10 PRINT "Hello World!"
I can’t remember if it was a birthday present or a present from Santa, or if it was from an Aunt or Uncle, but I can still remember the first time I used it and the mild awe I experienced when I got it working.
The present was an electronics starter kit; a little circuit board with LEDs, switches, a speaker and other bits and bobs on it, and lots of little wires and spring connectors so you could wire up circuits and I can still remember the fun it was to create something like that, something magic. Push a switch here, and an LED lights up over there. It came with a set of instructions for basic circuits, and from that you could configure your own. I’m pretty sure I tried to wire up my own burglar alarm for my bedroom door one time only to realise that to set it up I had to be inside the room… bit of a limitation that.
The kit itself probably wasn’t the catalyst for my interest in technology but it certainly poured fuel on the fire and from a young age, encouraged by a father who had an entire garage full of things to experiment with and who remains to this day a huge gadget fan, my curious mind was quickly drawn to a world of electronics and switches, the wonder of electricity and the burgeoning world of home electronics and computers.
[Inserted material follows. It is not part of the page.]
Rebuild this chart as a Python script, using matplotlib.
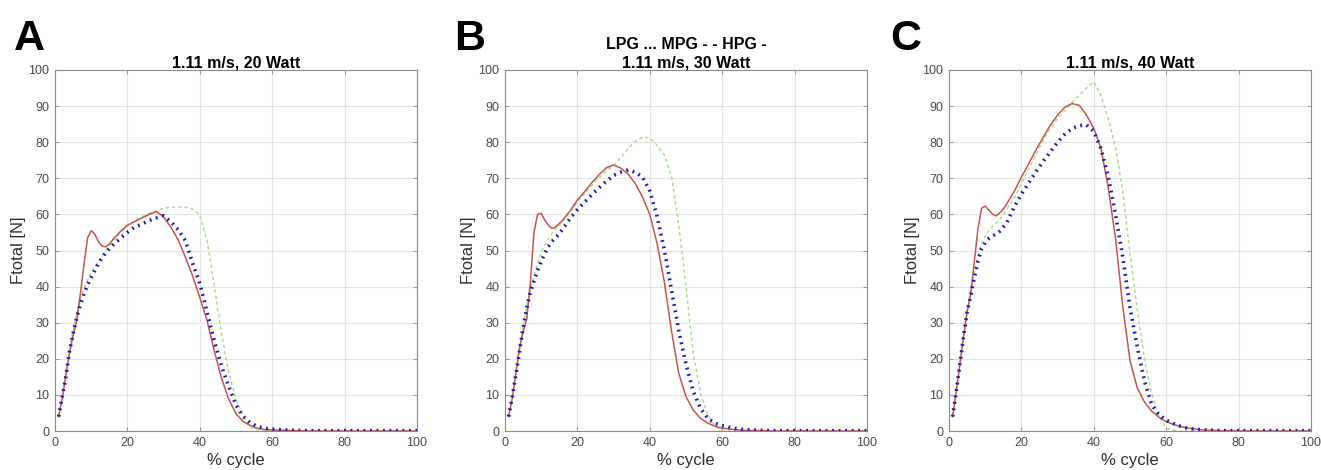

All of this ultimately led me through high school and a Higher Physics qualification, then on to a (short lived) college course in Electrical and Electronic Engineering where, in a nice little twist, I even made an actual PCB (printed circuit board) although this one didn’t have little spring connectors. I also managed, as part of my coursework, to blow a chip entirely in half, with the top layer flying off in a puff of smoke. Ahhh those heady days.
It wasn’t for me though.
Alongside that early interest in electronics was a growing interest in computers, fuelled entirely by my Dad who used to bring home these wonderous machines from the school he taught in. An Acorn BBC Series Microcomputer was my first exposure to such a thing, before the BBC Master, and a few years later an early Apple Mac II which still holds fond memories. It was the beginning of the personal computer age and soon all my friends had Sinclair ZX Spectrums, Commodore C64s, and the Amstrad CPC with its built in tape deck.
Things were pretty BASIC back then (pun clearly intended) yet it was still quite a revelation when, after spending a couple of hours manually typing lines of code, you ran your own program and could see it on the screen.
I missed out on Computer Software courses at school by a year, or my life would no doubt have been very different, but that early love of technology has been a constant throughout my life.
If you had told a 10 year old me that one day I’d stand in my living room, and say a few words out loud to have some lights come on, and some music starting to play, I’d have presumed you’d stolen the idea from a Dan Dare comic.
Of course all that technology comes with a price, one we weren’t really thinking about in the early days. Both the cost of hardware, with the incessant push to upgrade devices regularly for the latest greatest features, and as the internet zips forward and gives us ever greater sight of the murkier parts of life are brought into view and that too comes at a cost.
With millions of inter-connected devices, the idea that shining a light on all the bad things in the hope they’ll go away hasn’t played out. Instead it’s simply helped those with similar world views come together in increasingly monstrous ways. But, of course, that isn’t the fault of technology. There have always been people with dark views of the world, there has always been hatred, it’s just that much easier for it to coalesce online than ever before.
The flip side, obviously, is that those people who believe in love, equality, and want to make the world a better place for everyone, can also come together online, thanks to the wonderful technology we have available to us. It’s no surprise that there is a rise on demonstrations around the world, with technology driving the organisation and planning.
It’s a long way since my first experiences with technology, learning how to write lines of basic code, and computers aside, the leaps and bounds that all forms of technology have taken in the past three decades is astounding, and looking forward one wonders just how far we will be able to take things.